EFF Urges SCOTUS to Grant Cert to Defendant Who Won't Disclose Cellphone Passcode

The U.S. Supreme Court should grant the cert petition of criminal defendant Keiron Sneed to review the Illinois Supreme Court's judgement, reversing a lower court's denial of the state's motion to compel Sneed's to produce his cellphone passcode, the Electronic Frontier Foundation said in its Nov. 16 amicus brief (docket 23-5827). The order would require Sneed "to honestly recall and enter his memorized cellphone passcode to aid in his own prosecution," EFF said.

Sneed was charged in the lower court with two counts of forgery. The charges stemmed from two false paychecks that were payable to Sneed, which he endorsed then deposited via mobile deposit in his bank account. The police obtained a search warrant for Sneed’s cellphone but were unable to execute the warrant because the cellphone was passcode-protected and the defendant refused to provide the passcode. That’s when the state filed a motion to compel production of the passcode.

Despite the “modern technological context,” Sneed’s case “turns on one of the most fundamental protections” in the Constitution -- an accused person’s ability “to exercise his Fifth Amendment rights by refusing to become a witness against himself,” said EFF. The Illinois Supreme Court held that the Fifth Amendment privilege against self-incrimination doesn’t shield Sneed from being compelled to enter his passcode, it said.

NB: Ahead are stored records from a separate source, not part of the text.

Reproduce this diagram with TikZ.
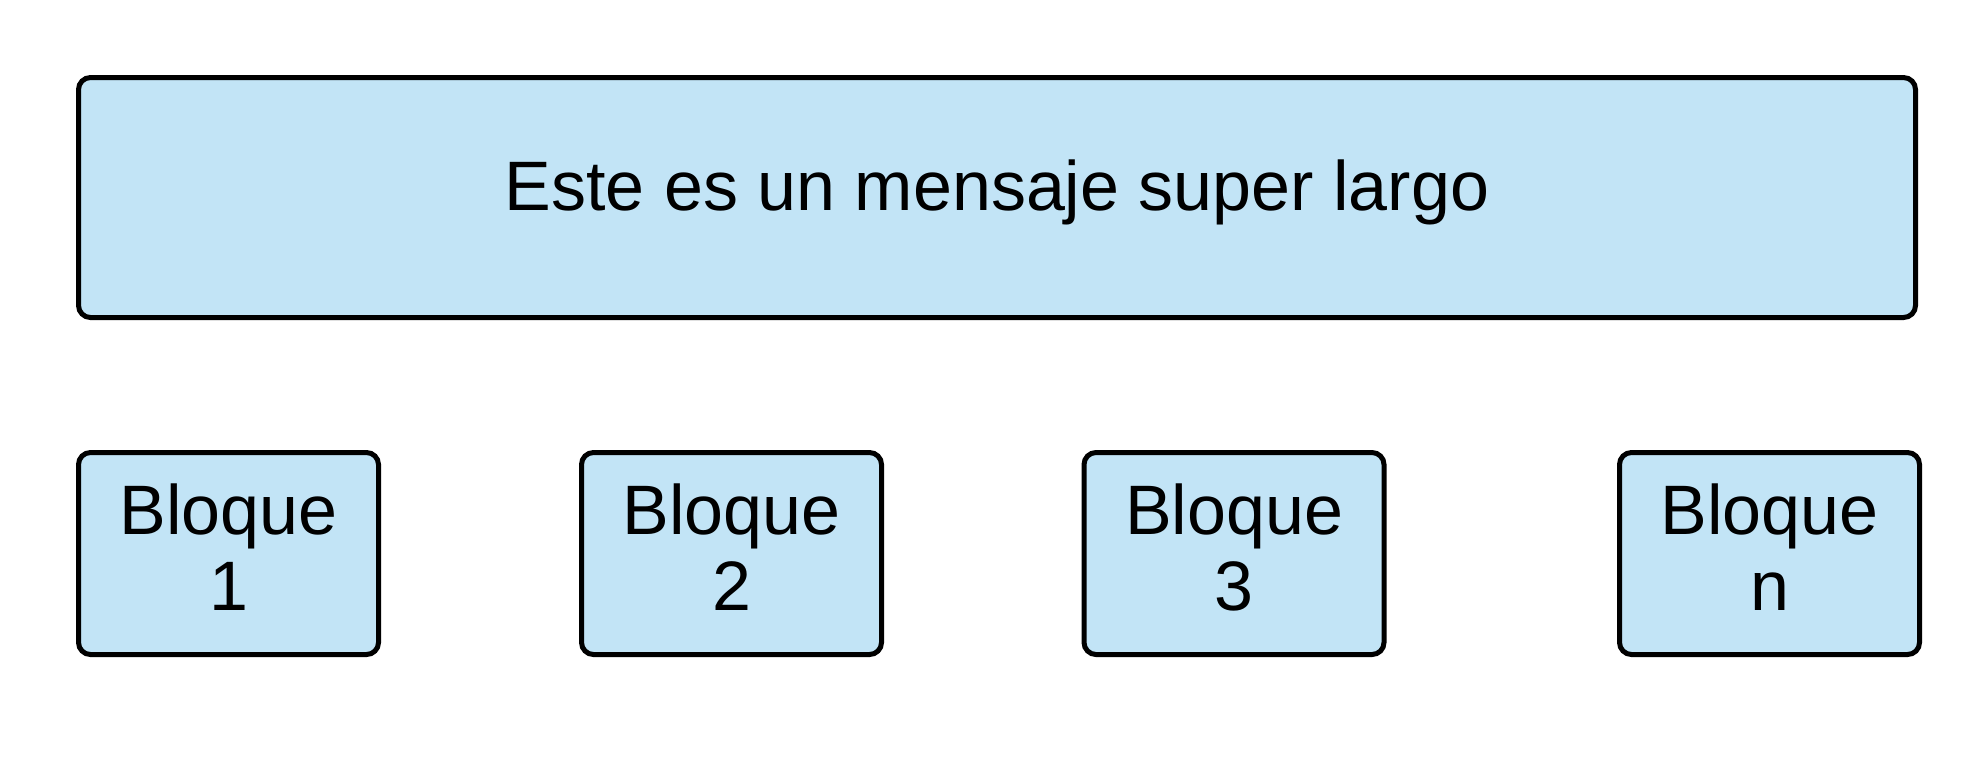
\documentclass[tikz,border=0pt]{standalone}
\usepackage{fontspec}
\setmainfont{Liberation Sans}
\usepackage{tikz}
\usetikzlibrary{positioning}
\definecolor{blockblue}{RGB}{194,228,246}

\begin{document}
\begin{tikzpicture}[x=1pt,y=-1pt,
    box/.style={draw=black,fill=blockblue,line width=5pt,rounded corners=12pt,
      inner sep=0pt,align=center,minimum height=202pt,minimum width=300pt,
      font=\fontsize{70}{76}\selectfont}]
  % Canvas in pixels of the original sketch.
  \useasboundingbox (0,0) rectangle (1986,756);

  % The long message.
  \node[box,minimum width=1837pt,minimum height=240pt] (msg) at (997,197.5) {};
  \node[font=\fontsize{70}{76}\selectfont,inner sep=0pt] (msgtext) at (997,192)
    {Este es un mensaje super largo};

  % The blocks it is split into.
  \foreach \x/\lab in {228.5/1,731.5/2,1234/3,1769.5/n}{
    \node[box,text height=0pt] (b\lab) at (\x,553.5) {};
    \node[font=\fontsize{70}{76}\selectfont,align=center,inner sep=0pt]
      (t\lab) at (\x,547) {Bloque\\\lab};
  }
\end{tikzpicture}
\end{document}
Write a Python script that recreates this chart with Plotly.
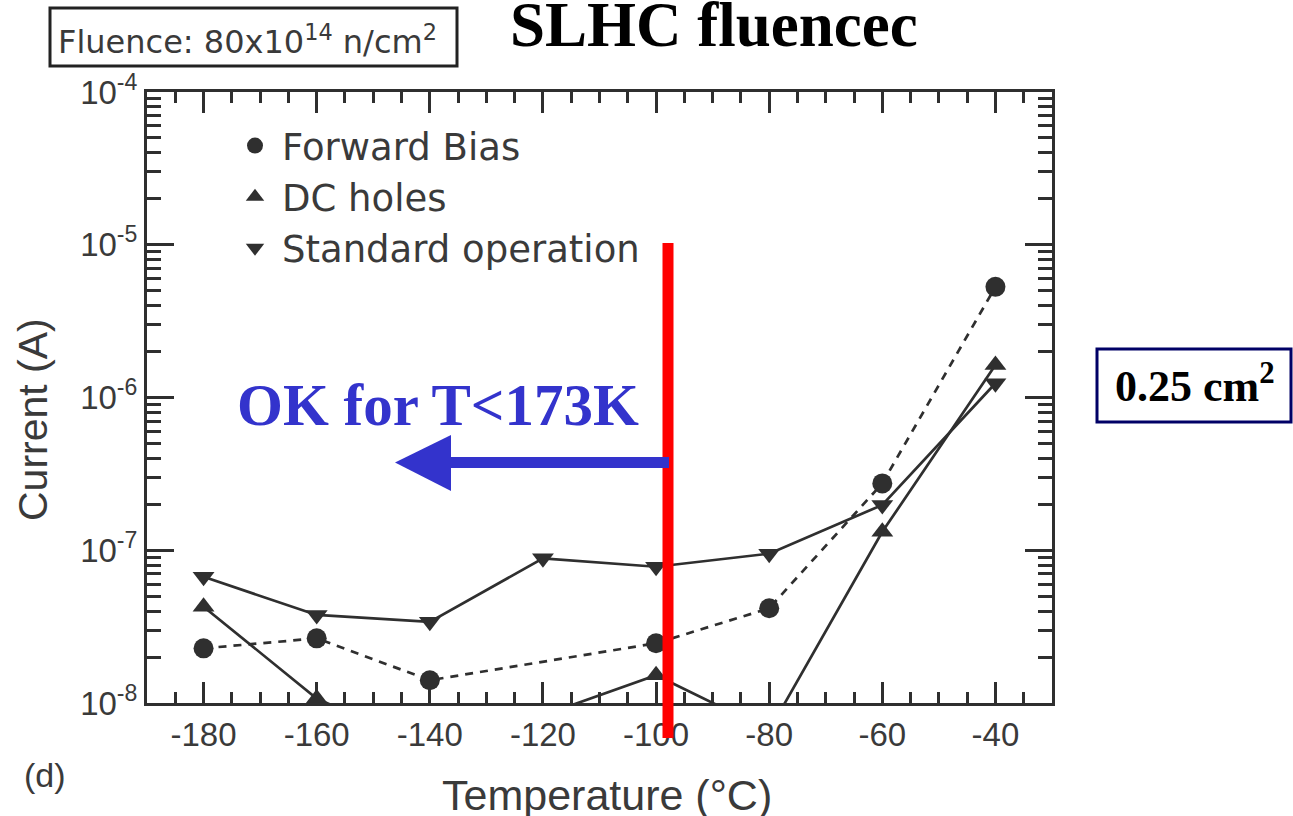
import plotly.graph_objects as go

# ---------------- data ----------------
temps = [-180, -160, -140, -120, -100, -80, -60, -40]
fb_temps = [-180, -160, -140, -100, -80, -60, -40]
forward_bias = [2.28e-8, 2.65e-8, 1.41e-8, 2.46e-8, 4.17e-8, 2.74e-7, 5.3e-6]
dc_holes = [4.27e-8, 1.07e-8, 5.0e-9, 8.3e-9, 1.52e-8, 6.6e-9, 1.32e-7, 1.63e-6]
standard_op = [6.7e-8, 3.77e-8, 3.4e-8, 8.85e-8, 7.8e-8, 9.5e-8, 1.98e-7, 1.24e-6]

x_tick_vals = [-180, -160, -140, -120, -100, -80, -60, -40]
x_tick_text = ["-180", "-160", "-140", "-120", "-100", "-80", "-60", "-40"]
y_tick_vals = [1e-8, 1e-7, 1e-6, 1e-5, 1e-4]
y_tick_text = ["10<sup>-8</sup>", "10<sup>-7</sup>", "10<sup>-6</sup>",
               "10<sup>-5</sup>", "10<sup>-4</sup>"]

series_names = ["Forward Bias", "DC holes", "Standard operation"]
series_symbols = ["circle", "triangle-up", "triangle-down"]

# ---------------- geometry helpers ----------------
W, H = 1293, 816
L, R, T, B = 147, 241, 92, 113
PW, PH = W - L - R, H - T - B


def px(xp):
    return (xp - L) / PW


def py(yp):
    return (H - B - yp) / PH


INK = "#2f2f2f"
TXT = "#3a3a3a"
SANS = "Liberation Sans, Arial"
SERIF = "Liberation Serif, Times New Roman"

fig = go.Figure()

fig.add_trace(go.Scatter(
    x=fb_temps, y=forward_bias, mode="lines+markers", showlegend=False,
    line=dict(color=INK, width=2.7, dash="8px,7px"),
    marker=dict(symbol="circle", size=20, color=INK)))
fig.add_trace(go.Scatter(
    x=temps, y=dc_holes, mode="lines+markers", showlegend=False,
    line=dict(color=INK, width=2.7),
    marker=dict(symbol="triangle-up", size=19, color=INK)))
fig.add_trace(go.Scatter(
    x=temps, y=standard_op, mode="lines+markers", showlegend=False,
    line=dict(color=INK, width=2.7),
    marker=dict(symbol="triangle-down", size=19, color=INK)))

# legend entries (markers only, as in the reference)
for name, sym in zip(series_names, series_symbols):
    fig.add_trace(go.Scatter(
        x=[None], y=[None], mode="markers", name=name,
        marker=dict(symbol=sym, size=18, color=INK)))

axis_common = dict(
    showline=True, linewidth=3, linecolor=INK, mirror="ticks",
    ticks="inside", tickwidth=3, tickcolor=INK,
    showgrid=False, zeroline=False,
)

fig.update_xaxes(
    **axis_common,
    range=[-190, -30], tickmode="array",
    tickvals=x_tick_vals, ticktext=x_tick_text, ticklen=21,
    tickfont=dict(family=SANS, size=33, color=TXT),
    minor=dict(dtick=5, tick0=-180, ticks="inside", ticklen=11,
               tickwidth=3, tickcolor=INK),
)
fig.update_yaxes(
    **axis_common,
    type="log", range=[-8, -4], tickmode="array",
    tickvals=y_tick_vals, ticktext=y_tick_text, ticklen=27,
    tickfont=dict(family=SANS, size=33, color=TXT),
    minor=dict(dtick="D1", ticks="inside", ticklen=14,
               tickwidth=3, tickcolor=INK),
)

shapes = [
    # red vertical marker
    dict(type="line", xref="paper", yref="paper",
         x0=px(668), x1=px(668), y0=py(738), y1=py(243),
         line=dict(color="#ff0000", width=11)),
    # blue arrow shaft
    dict(type="line", xref="paper", yref="paper",
         x0=px(669), x1=px(448), y0=py(462.5), y1=py(462.5),
         line=dict(color="#3333cc", width=11)),
    # blue arrow head
    dict(type="path", xref="paper", yref="paper",
         path=f"M{px(395)},{py(462.5)} L{px(451)},{py(435)} L{px(451)},{py(491)} Z",
         fillcolor="#3333cc", line=dict(color="#3333cc", width=0)),
    # fluence box
    dict(type="rect", xref="paper", yref="paper",
         x0=px(50), x1=px(457), y0=py(66), y1=py(8),
         line=dict(color="#222222", width=3)),
    # area box
    dict(type="rect", xref="paper", yref="paper",
         x0=px(1097), x1=px(1291), y0=py(422), y1=py(349),
         line=dict(color="#000066", width=3)),
]

annotations = [
    dict(text="Fluence: 80x10<sup>14</sup> n/cm<sup>2</sup>",
         x=px(56), y=py(40), xanchor="left", yanchor="middle",
         font=dict(family="DejaVu Sans", size=32, color=TXT)),
    dict(text="SLHC fluencec", x=px(714), y=py(25),
         xanchor="center", yanchor="middle",
         font=dict(family=SERIF, size=63, color="#000000", weight="bold")),
    dict(text="OK for T&lt;173K", x=px(438), y=py(405),
         xanchor="center", yanchor="middle",
         font=dict(family=SERIF, size=59, color="#3333cc", weight="bold")),
    dict(text="0.25 cm<sup>2</sup>", x=px(1195), y=py(383),
         xanchor="center", yanchor="middle",
         font=dict(family=SERIF, size=44, color="#000000", weight="bold")),
    dict(text="(d)", x=px(45), y=py(775), xanchor="center", yanchor="middle",
         font=dict(family=SANS, size=34, color=TXT)),
    dict(text="Temperature (°C)", x=px(607), y=py(795),
         xanchor="center", yanchor="middle",
         font=dict(family=SANS, size=43, color=TXT)),
    dict(text="Current (A)", x=px(33), y=py(420), textangle=-90,
         xanchor="center", yanchor="middle",
         font=dict(family=SANS, size=41, color=TXT)),
]
for a in annotations:
    a.update(xref="paper", yref="paper", showarrow=False)

fig.update_layout(
    width=W, height=H,
    margin=dict(l=L, r=R, t=T, b=B, pad=0),
    paper_bgcolor="white", plot_bgcolor="white",
    shapes=shapes, annotations=annotations,
    legend=dict(x=px(228), y=py(115), xanchor="left", yanchor="top",
                bgcolor="rgba(0,0,0,0)", itemwidth=44,
                font=dict(family="DejaVu Sans", size=37, color=TXT)),
)

fig.write_html("out.html")
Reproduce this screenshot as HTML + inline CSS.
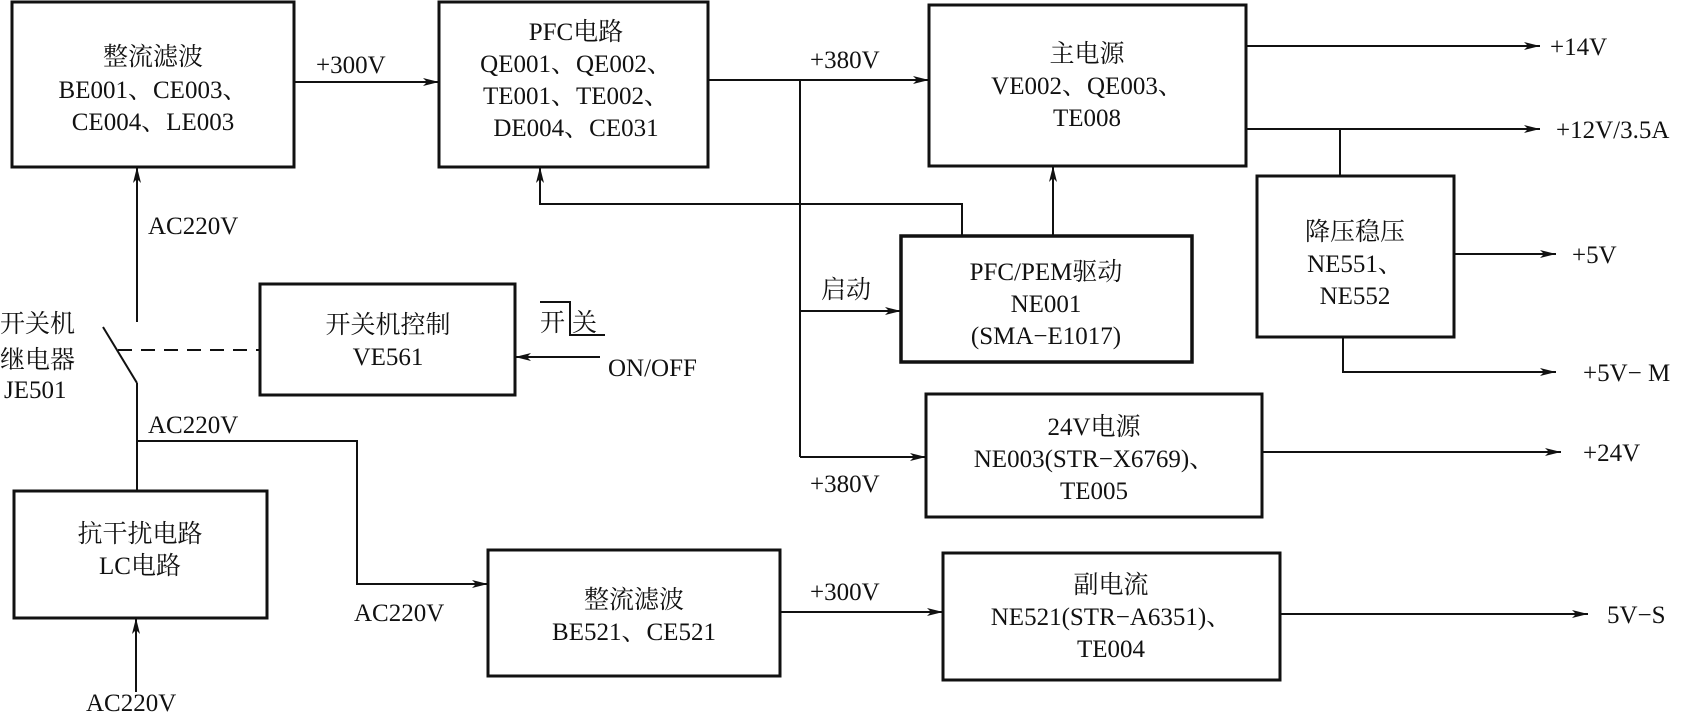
<!DOCTYPE html>
<html><head><meta charset="utf-8"><style>
html,body{margin:0;padding:0;background:#fff;}
svg{display:block}
text{font-family:"Liberation Serif","Noto Serif CJK SC","Noto Sans CJK SC",serif;font-size:25px;fill:#111;}
.c{text-anchor:middle}
</style></head><body>
<svg width="1694" height="714" viewBox="0 0 1694 714" xmlns="http://www.w3.org/2000/svg">
<defs>
<marker id="a" viewBox="0 0 16 8" refX="16" refY="4" markerWidth="16" markerHeight="8" markerUnits="userSpaceOnUse" orient="auto">
<path d="M0,0 L16,4 L0,8 L4,4 Z" fill="#111"/></marker>
</defs>
<g fill="none" stroke="#111" stroke-width="3">
<rect x="12" y="2" width="282" height="165"/>
<rect x="439" y="2" width="269" height="165"/>
<rect x="929" y="5" width="317" height="161"/>
<rect x="901" y="236" width="291" height="126" stroke-width="3.5"/>
<rect x="1257" y="176" width="197" height="161"/>
<rect x="260" y="284" width="255" height="111"/>
<rect x="926" y="394" width="336" height="123"/>
<rect x="14" y="491" width="253" height="127"/>
<rect x="488" y="550" width="292" height="126"/>
<rect x="943" y="553" width="337" height="127"/>
</g>
<g fill="none" stroke="#111" stroke-width="2">
<line x1="294" y1="82" x2="439" y2="82" marker-end="url(#a)"/>
<line x1="708" y1="80" x2="929" y2="80" marker-end="url(#a)"/>
<line x1="800" y1="80" x2="800" y2="457"/>
<line x1="800" y1="311" x2="901" y2="311" marker-end="url(#a)"/>
<line x1="800" y1="457" x2="926" y2="457" marker-end="url(#a)"/>
<polyline points="962,236 962,204 540,204 540,167" marker-end="url(#a)"/>
<line x1="1053" y1="236" x2="1053" y2="166" marker-end="url(#a)"/>
<line x1="1246" y1="46" x2="1540" y2="46" marker-end="url(#a)"/>
<line x1="1246" y1="129" x2="1540" y2="129" marker-end="url(#a)"/>
<line x1="1340" y1="129" x2="1340" y2="176"/>
<line x1="1454" y1="254" x2="1556" y2="254" marker-end="url(#a)"/>
<polyline points="1343,337 1343,372 1556,372" marker-end="url(#a)"/>
<line x1="1262" y1="452" x2="1561" y2="452" marker-end="url(#a)"/>
<line x1="1280" y1="614" x2="1588" y2="614" marker-end="url(#a)"/>
<line x1="780" y1="612" x2="943" y2="612" marker-end="url(#a)"/>
<line x1="136" y1="692" x2="136" y2="618" marker-end="url(#a)"/>
<line x1="137" y1="491" x2="137" y2="383"/>
<polyline points="137,441 357,441 357,584 488,584" marker-end="url(#a)"/>
<line x1="103" y1="327" x2="137" y2="383"/>
<line x1="137" y1="322" x2="137" y2="167" marker-end="url(#a)"/>
<line x1="118" y1="350" x2="260" y2="350" stroke-dasharray="14,9"/>
<line x1="600" y1="357" x2="515" y2="357" marker-end="url(#a)"/>
<polyline points="540,302 570,302 570,335 605,335"/>
</g>
<text class="c" x="153" y="65">整流滤波</text>
<text class="c" x="153" y="98">BE001、CE003、</text>
<text class="c" x="153" y="130">CE004、LE003</text>
<text class="c" x="576" y="40">PFC电路</text>
<text class="c" x="576" y="72">QE001、QE002、</text>
<text class="c" x="576" y="104">TE001、TE002、</text>
<text class="c" x="576" y="136">DE004、CE031</text>
<text class="c" x="1087" y="62">主电源</text>
<text class="c" x="1087" y="94">VE002、QE003、</text>
<text class="c" x="1087" y="126">TE008</text>
<text class="c" x="1046" y="280">PFC/PEM驱动</text>
<text class="c" x="1046" y="312">NE001</text>
<text class="c" x="1046" y="344">(SMA−E1017)</text>
<text class="c" x="1355" y="240">降压稳压</text>
<text class="c" x="1355" y="272">NE551、</text>
<text class="c" x="1355" y="304">NE552</text>
<text class="c" x="388" y="333">开关机控制</text>
<text class="c" x="388" y="365">VE561</text>
<text class="c" x="1094" y="435">24V电源</text>
<text class="c" x="1094" y="467">NE003(STR−X6769)、</text>
<text class="c" x="1094" y="499">TE005</text>
<text class="c" x="140" y="542">抗干扰电路</text>
<text class="c" x="140" y="574">LC电路</text>
<text class="c" x="634" y="608">整流滤波</text>
<text class="c" x="634" y="640">BE521、CE521</text>
<text class="c" x="1111" y="593">副电流</text>
<text class="c" x="1111" y="625">NE521(STR−A6351)、</text>
<text class="c" x="1111" y="657">TE004</text>
<text x="316" y="73">+300V</text>
<text x="810" y="68">+380V</text>
<text x="821" y="298">启动</text>
<text x="810" y="492">+380V</text>
<text x="810" y="600">+300V</text>
<text x="1550" y="55">+14V</text>
<text x="1556" y="138">+12V/3.5A</text>
<text x="1572" y="263">+5V</text>
<text x="1583" y="381">+5V− M</text>
<text x="1583" y="461">+24V</text>
<text x="1607" y="623">5V−S</text>
<text x="148" y="234">AC220V</text>
<text x="148" y="433">AC220V</text>
<text x="354" y="621">AC220V</text>
<text x="86" y="711">AC220V</text>
<text x="0" y="332">开关机</text>
<text x="0" y="368">继电器</text>
<text x="4" y="398">JE501</text>
<text x="540" y="331">开</text>
<text x="572" y="331">关</text>
<text x="608" y="376">ON/OFF</text>
</svg>
</body></html>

Though compelling entry of the passcode would require Sneed to provide information unknown to the state to further his own prosecution, the court reasoned that the passcode could be compelled because the existence, possession and authentication of the passcode qualified for the “foregone conclusion” doctrine, said EFF. In so holding, the court “deepened a split of authority” between state supreme courts and federal appellate courts about whether and how the foregone conclusion analysis applies to compelled disclosure or entry of a passcode, it said. Only SCOTUS “can resolve this split,” it said.

The Illinois Supreme Court decision is “inconsistent” with a “long line” of SCOTUS precedents, “all of which prohibit the government from compelling a person to provide information that could be incriminating or lead to the discovery of incriminating evidence,” said EFF. Those precedents “recognize no distinction” between compelling someone to provide his birthdate “or the password to his phone or computer,” it said.